■ **Extracted information**:
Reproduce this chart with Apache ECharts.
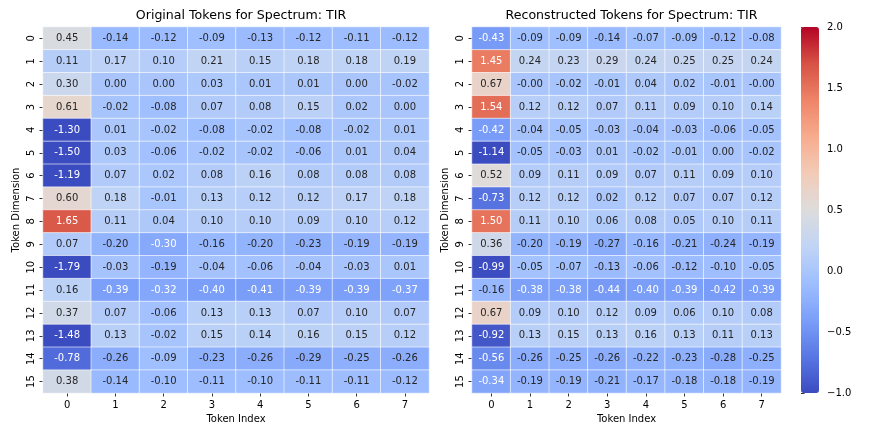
<!DOCTYPE html>
<html>
<head>
<meta charset="utf-8">
<script src="https://cdn.jsdelivr.net/npm/echarts@6/dist/echarts.min.js"></script>
<style>html,body{margin:0;padding:0;background:#fff}#c{width:872px;height:436px}</style>
</head>
<body>
<div id="c"></div>
<script>
const xCats = ['0','1','2','3','4','5','6','7'];
const yCats = ['0','1','2','3','4','5','6','7','8','9','10','11','12','13','14','15'];
const cbTicks = [-1.0,-0.5,0.0,0.5,1.0,1.5,2.0];
const titleLeft = 'Original Tokens for Spectrum: TIR';
const titleRight = 'Reconstructed Tokens for Spectrum: TIR';
const original = [
 [0.45,-0.14,-0.12,-0.09,-0.13,-0.12,-0.11,-0.12],
 [0.11,0.17,0.10,0.21,0.15,0.18,0.18,0.19],
 [0.30,0.00,0.00,0.03,0.01,0.01,0.00,-0.02],
 [0.61,-0.02,-0.08,0.07,0.08,0.15,0.02,0.00],
 [-1.30,0.01,-0.02,-0.08,-0.02,-0.08,-0.02,0.01],
 [-1.50,0.03,-0.06,-0.02,-0.02,-0.06,0.01,0.04],
 [-1.19,0.07,0.02,0.08,0.16,0.08,0.08,0.08],
 [0.60,0.18,-0.01,0.13,0.12,0.12,0.17,0.18],
 [1.65,0.11,0.04,0.10,0.10,0.09,0.10,0.12],
 [0.07,-0.20,-0.30,-0.16,-0.20,-0.23,-0.19,-0.19],
 [-1.79,-0.03,-0.19,-0.04,-0.06,-0.04,-0.03,0.01],
 [0.16,-0.39,-0.32,-0.40,-0.41,-0.39,-0.39,-0.37],
 [0.37,0.07,-0.06,0.13,0.13,0.07,0.10,0.07],
 [-1.48,0.13,-0.02,0.15,0.14,0.16,0.15,0.12],
 [-0.78,-0.26,-0.09,-0.23,-0.26,-0.29,-0.25,-0.26],
 [0.38,-0.14,-0.10,-0.11,-0.10,-0.11,-0.11,-0.12]
];
const reconstructed = [
 [-0.43,-0.09,-0.09,-0.14,-0.07,-0.09,-0.12,-0.08],
 [1.45,0.24,0.23,0.29,0.24,0.25,0.25,0.24],
 [0.67,-0.00,-0.02,-0.01,0.04,0.02,-0.01,-0.00],
 [1.54,0.12,0.12,0.07,0.11,0.09,0.10,0.14],
 [-0.42,-0.04,-0.05,-0.03,-0.04,-0.03,-0.06,-0.05],
 [-1.14,-0.05,-0.03,0.01,-0.02,-0.01,0.00,-0.02],
 [0.52,0.09,0.11,0.09,0.07,0.11,0.09,0.10],
 [-0.73,0.12,0.12,0.02,0.12,0.07,0.07,0.12],
 [1.50,0.11,0.10,0.06,0.08,0.05,0.10,0.11],
 [0.36,-0.20,-0.19,-0.27,-0.16,-0.21,-0.24,-0.19],
 [-0.99,-0.05,-0.07,-0.13,-0.06,-0.12,-0.10,-0.05],
 [-0.16,-0.38,-0.38,-0.44,-0.40,-0.39,-0.42,-0.39],
 [0.67,0.09,0.10,0.12,0.09,0.06,0.10,0.08],
 [-0.92,0.13,0.15,0.13,0.16,0.13,0.11,0.13],
 [-0.56,-0.26,-0.25,-0.26,-0.22,-0.23,-0.28,-0.25],
 [-0.34,-0.19,-0.19,-0.21,-0.17,-0.18,-0.18,-0.19]
];
const vmin = -1, vmax = 2;
const coolwarm = ['#3b4cc0','#5977e3','#7b9ff9','#9ebeff','#c0d4f5','#dddcdc','#f2cbb7','#f7ac8e','#ee8468','#d65244','#b40426'];

function hexToRgb(h){return [parseInt(h.substr(1,2),16),parseInt(h.substr(3,2),16),parseInt(h.substr(5,2),16)];}
function cmap(v){
  let t=(v-vmin)/(vmax-vmin); t=Math.max(0,Math.min(1,t));
  const n=coolwarm.length-1, p=t*n, i=Math.min(Math.floor(p),n-1), f=p-i;
  const a=hexToRgb(coolwarm[i]), b=hexToRgb(coolwarm[i+1]);
  return a.map((c,k)=>c+(b[k]-c)*f);
}
function lum(rgb){
  const l=rgb.map(c=>{c/=255;return c<=0.03928?c/12.92:Math.pow((c+0.055)/1.055,2.4);});
  return 0.2126*l[0]+0.7152*l[1]+0.0722*l[2];
}
function fmt(v){
  const s=Math.abs(v).toFixed(2);
  return (v<0||Object.is(v,-0))?'-'+s:s;
}
function build(mat){
  const out=[];
  mat.forEach((row,y)=>row.forEach((v,x)=>{
    out.push({value:[x,y,v],label:{color: lum(cmap(v))>0.408?'#262626':'#ffffff'}});
  }));
  return out;
}
const FONT='DejaVu Sans';
const G=[{left:43,top:27,width:386,height:366},{left:472,top:27,width:309,height:366},{left:801,top:27,width:18,height:366}];
function xAx(gi){return {type:'category',gridIndex:gi,data:xCats,name:'Token Index',nameLocation:'middle',nameGap:20,
  nameTextStyle:{fontFamily:FONT,fontSize:10,color:'#000'},
  axisLine:{show:false},axisTick:{show:true,alignWithLabel:true,length:3.5,lineStyle:{color:'#000',width:0.8}},
  axisLabel:{fontFamily:FONT,fontSize:10,color:'#000',margin:7},splitLine:{show:false}};}
function yAx(gi){return {type:'category',gridIndex:gi,data:yCats,inverse:true,name:'Token Dimension',nameLocation:'middle',nameGap:22,nameRotate:90,
  nameTextStyle:{fontFamily:FONT,fontSize:10,color:'#000'},
  axisLine:{show:false},axisTick:{show:true,alignWithLabel:true,length:3.5,lineStyle:{color:'#000',width:0.8}},
  axisLabel:{fontFamily:FONT,fontSize:10,color:'#000',rotate:90,margin:7},splitLine:{show:false}};}
function series(gi,mat){return {type:'heatmap',xAxisIndex:gi,yAxisIndex:gi,data:build(mat),
  itemStyle:{borderColor:'#ffffff',borderWidth:0.6},
  label:{show:true,fontFamily:FONT,fontSize:10,formatter:p=>fmt(p.value[2])},
  emphasis:{disabled:true}};}
const chart=echarts.init(document.getElementById('c'),null,{renderer:'canvas'});
chart.setOption({
  animation:false,
  backgroundColor:'#fff',
  title:[
    {text:titleLeft,left:43+386/2,top:4,textAlign:'center',textStyle:{fontFamily:FONT,fontSize:12.6,fontWeight:'normal',color:'#000'}},
    {text:titleRight,left:472+309/2,top:4,textAlign:'center',textStyle:{fontFamily:FONT,fontSize:12.6,fontWeight:'normal',color:'#000'}}
  ],
  grid:G,
  xAxis:[xAx(0),xAx(1),{type:'value',gridIndex:2,show:false}],
  yAxis:[yAx(0),yAx(1),{type:'value',gridIndex:2,min:vmin,max:vmax,interval:0.5,position:'right',
    axisLine:{show:false},axisTick:{show:true,length:3.5,lineStyle:{color:'#000',width:0.8}},
    axisLabel:{fontFamily:FONT,fontSize:10,color:'#000',margin:8,formatter:v=>(v<0?'\u2212':'')+Math.abs(v).toFixed(1)},
    splitLine:{show:false}}],
  visualMap:{type:'continuous',min:vmin,max:vmax,seriesIndex:[0,1],calculable:false,hoverLink:false,
    orient:'vertical',left:801,top:27,itemWidth:18,itemHeight:366,padding:0,text:null,showLabel:false,
    inRange:{color:coolwarm}},
  series:[series(0,original),series(1,reconstructed)]
});
</script>
</body>
</html>
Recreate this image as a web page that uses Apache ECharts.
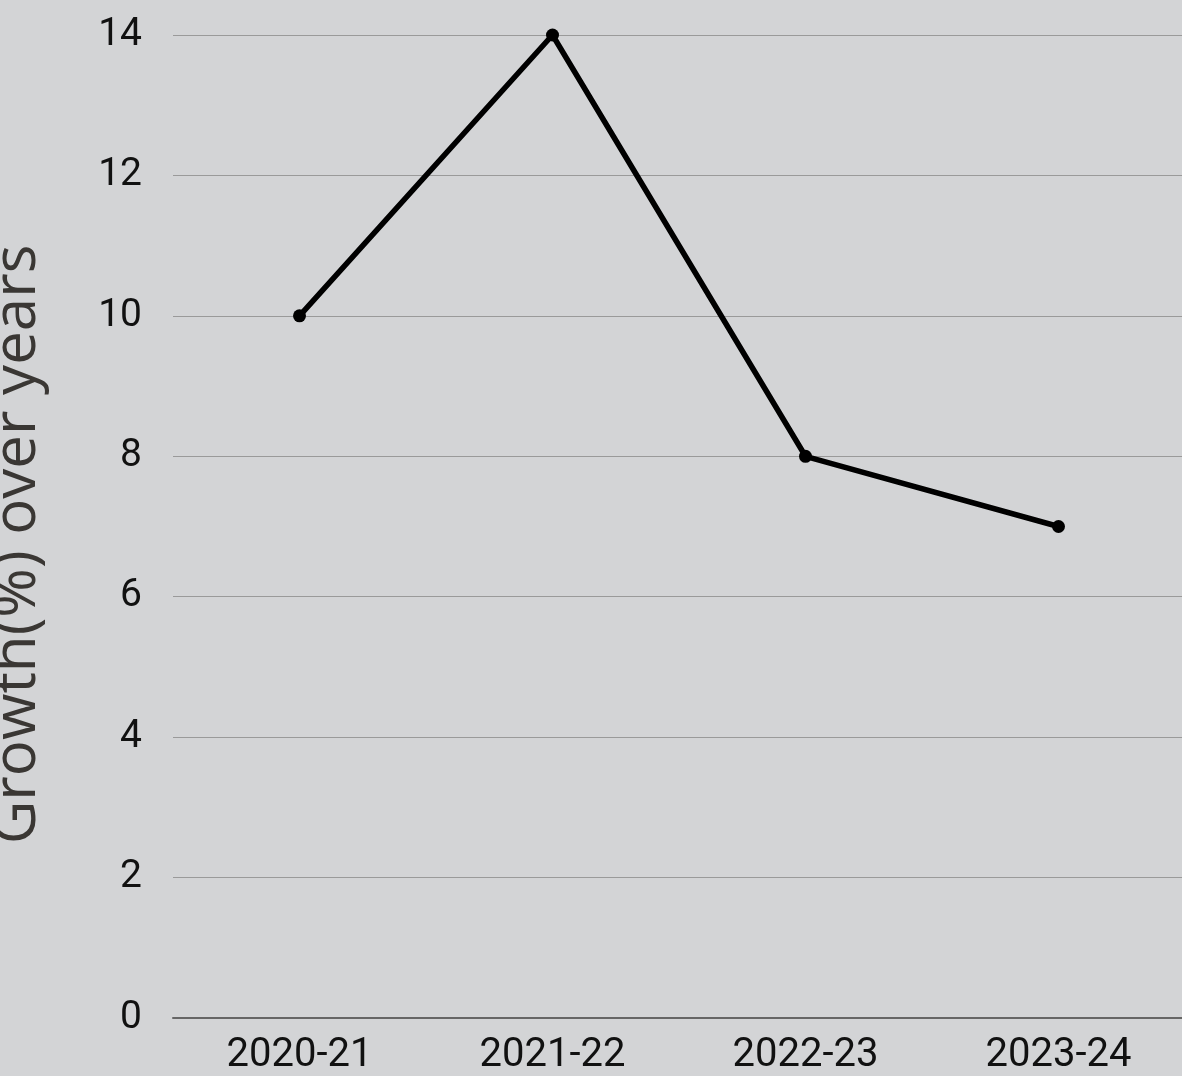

■ **What you will do**: Repeat all of the data above word for word, minus the pictures.

■ **The completed task**:
Reproduce this chart with Apache ECharts.
<!DOCTYPE html>
<html>
<head>
<meta charset="utf-8">
<script src="https://cdn.jsdelivr.net/npm/echarts@6/dist/echarts.min.js"></script>
<style>html,body{margin:0;padding:0;background:#fff}#c{width:872px;height:436px}</style>
</head>
<body>
<div id="c"></div>
<script>
const xCats = ['0','1','2','3','4','5','6','7'];
const yCats = ['0','1','2','3','4','5','6','7','8','9','10','11','12','13','14','15'];
const cbTicks = [-1.0,-0.5,0.0,0.5,1.0,1.5,2.0];
const titleLeft = 'Original Tokens for Spectrum: TIR';
const titleRight = 'Reconstructed Tokens for Spectrum: TIR';
const original = [
 [0.45,-0.14,-0.12,-0.09,-0.13,-0.12,-0.11,-0.12],
 [0.11,0.17,0.10,0.21,0.15,0.18,0.18,0.19],
 [0.30,0.00,0.00,0.03,0.01,0.01,0.00,-0.02],
 [0.61,-0.02,-0.08,0.07,0.08,0.15,0.02,0.00],
 [-1.30,0.01,-0.02,-0.08,-0.02,-0.08,-0.02,0.01],
 [-1.50,0.03,-0.06,-0.02,-0.02,-0.06,0.01,0.04],
 [-1.19,0.07,0.02,0.08,0.16,0.08,0.08,0.08],
 [0.60,0.18,-0.01,0.13,0.12,0.12,0.17,0.18],
 [1.65,0.11,0.04,0.10,0.10,0.09,0.10,0.12],
 [0.07,-0.20,-0.30,-0.16,-0.20,-0.23,-0.19,-0.19],
 [-1.79,-0.03,-0.19,-0.04,-0.06,-0.04,-0.03,0.01],
 [0.16,-0.39,-0.32,-0.40,-0.41,-0.39,-0.39,-0.37],
 [0.37,0.07,-0.06,0.13,0.13,0.07,0.10,0.07],
 [-1.48,0.13,-0.02,0.15,0.14,0.16,0.15,0.12],
 [-0.78,-0.26,-0.09,-0.23,-0.26,-0.29,-0.25,-0.26],
 [0.38,-0.14,-0.10,-0.11,-0.10,-0.11,-0.11,-0.12]
];
const reconstructed = [
 [-0.43,-0.09,-0.09,-0.14,-0.07,-0.09,-0.12,-0.08],
 [1.45,0.24,0.23,0.29,0.24,0.25,0.25,0.24],
 [0.67,-0.00,-0.02,-0.01,0.04,0.02,-0.01,-0.00],
 [1.54,0.12,0.12,0.07,0.11,0.09,0.10,0.14],
 [-0.42,-0.04,-0.05,-0.03,-0.04,-0.03,-0.06,-0.05],
 [-1.14,-0.05,-0.03,0.01,-0.02,-0.01,0.00,-0.02],
 [0.52,0.09,0.11,0.09,0.07,0.11,0.09,0.10],
 [-0.73,0.12,0.12,0.02,0.12,0.07,0.07,0.12],
 [1.50,0.11,0.10,0.06,0.08,0.05,0.10,0.11],
 [0.36,-0.20,-0.19,-0.27,-0.16,-0.21,-0.24,-0.19],
 [-0.99,-0.05,-0.07,-0.13,-0.06,-0.12,-0.10,-0.05],
 [-0.16,-0.38,-0.38,-0.44,-0.40,-0.39,-0.42,-0.39],
 [0.67,0.09,0.10,0.12,0.09,0.06,0.10,0.08],
 [-0.92,0.13,0.15,0.13,0.16,0.13,0.11,0.13],
 [-0.56,-0.26,-0.25,-0.26,-0.22,-0.23,-0.28,-0.25],
 [-0.34,-0.19,-0.19,-0.21,-0.17,-0.18,-0.18,-0.19]
];
const vmin = -1, vmax = 2;
const coolwarm = ['#3b4cc0','#5977e3','#7b9ff9','#9ebeff','#c0d4f5','#dddcdc','#f2cbb7','#f7ac8e','#ee8468','#d65244','#b40426'];

function hexToRgb(h){return [parseInt(h.substr(1,2),16),parseInt(h.substr(3,2),16),parseInt(h.substr(5,2),16)];}
function cmap(v){
  let t=(v-vmin)/(vmax-vmin); t=Math.max(0,Math.min(1,t));
  const n=coolwarm.length-1, p=t*n, i=Math.min(Math.floor(p),n-1), f=p-i;
  const a=hexToRgb(coolwarm[i]), b=hexToRgb(coolwarm[i+1]);
  return a.map((c,k)=>c+(b[k]-c)*f);
}
function lum(rgb){
  const l=rgb.map(c=>{c/=255;return c<=0.03928?c/12.92:Math.pow((c+0.055)/1.055,2.4);});
  return 0.2126*l[0]+0.7152*l[1]+0.0722*l[2];
}
function fmt(v){
  const s=Math.abs(v).toFixed(2);
  return (v<0||Object.is(v,-0))?'-'+s:s;
}
function build(mat){
  const out=[];
  mat.forEach((row,y)=>row.forEach((v,x)=>{
    out.push({value:[x,y,v],label:{color: lum(cmap(v))>0.408?'#262626':'#ffffff'}});
  }));
  return out;
}
const FONT='DejaVu Sans';
const G=[{left:43,top:27,width:386,height:366},{left:472,top:27,width:309,height:366},{left:801,top:27,width:18,height:366}];
function xAx(gi){return {type:'category',gridIndex:gi,data:xCats,name:'Token Index',nameLocation:'middle',nameGap:20,
  nameTextStyle:{fontFamily:FONT,fontSize:10,color:'#000'},
  axisLine:{show:false},axisTick:{show:true,alignWithLabel:true,length:3.5,lineStyle:{color:'#000',width:0.8}},
  axisLabel:{fontFamily:FONT,fontSize:10,color:'#000',margin:7},splitLine:{show:false}};}
function yAx(gi){return {type:'category',gridIndex:gi,data:yCats,inverse:true,name:'Token Dimension',nameLocation:'middle',nameGap:22,nameRotate:90,
  nameTextStyle:{fontFamily:FONT,fontSize:10,color:'#000'},
  axisLine:{show:false},axisTick:{show:true,alignWithLabel:true,length:3.5,lineStyle:{color:'#000',width:0.8}},
  axisLabel:{fontFamily:FONT,fontSize:10,color:'#000',rotate:90,margin:7},splitLine:{show:false}};}
function series(gi,mat){return {type:'heatmap',xAxisIndex:gi,yAxisIndex:gi,data:build(mat),
  itemStyle:{borderColor:'#ffffff',borderWidth:0.6},
  label:{show:true,fontFamily:FONT,fontSize:10,formatter:p=>fmt(p.value[2])},
  emphasis:{disabled:true}};}
const chart=echarts.init(document.getElementById('c'),null,{renderer:'canvas'});
chart.setOption({
  animation:false,
  backgroundColor:'#fff',
  title:[
    {text:titleLeft,left:43+386/2,top:4,textAlign:'center',textStyle:{fontFamily:FONT,fontSize:12.6,fontWeight:'normal',color:'#000'}},
    {text:titleRight,left:472+309/2,top:4,textAlign:'center',textStyle:{fontFamily:FONT,fontSize:12.6,fontWeight:'normal',color:'#000'}}
  ],
  grid:G,
  xAxis:[xAx(0),xAx(1),{type:'value',gridIndex:2,show:false}],
  yAxis:[yAx(0),yAx(1),{type:'value',gridIndex:2,min:vmin,max:vmax,interval:0.5,position:'right',
    axisLine:{show:false},axisTick:{show:true,length:3.5,lineStyle:{color:'#000',width:0.8}},
    axisLabel:{fontFamily:FONT,fontSize:10,color:'#000',margin:8,formatter:v=>(v<0?'\u2212':'')+Math.abs(v).toFixed(1)},
    splitLine:{show:false}}],
  visualMap:{type:'continuous',min:vmin,max:vmax,seriesIndex:[0,1],calculable:false,hoverLink:false,
    orient:'vertical',left:801,top:27,itemWidth:18,itemHeight:366,padding:0,text:null,showLabel:false,
    inRange:{color:coolwarm}},
  series:[series(0,original),series(1,reconstructed)]
});
</script>
</body>
</html>
Recreate this image as a web page that uses Apache ECharts.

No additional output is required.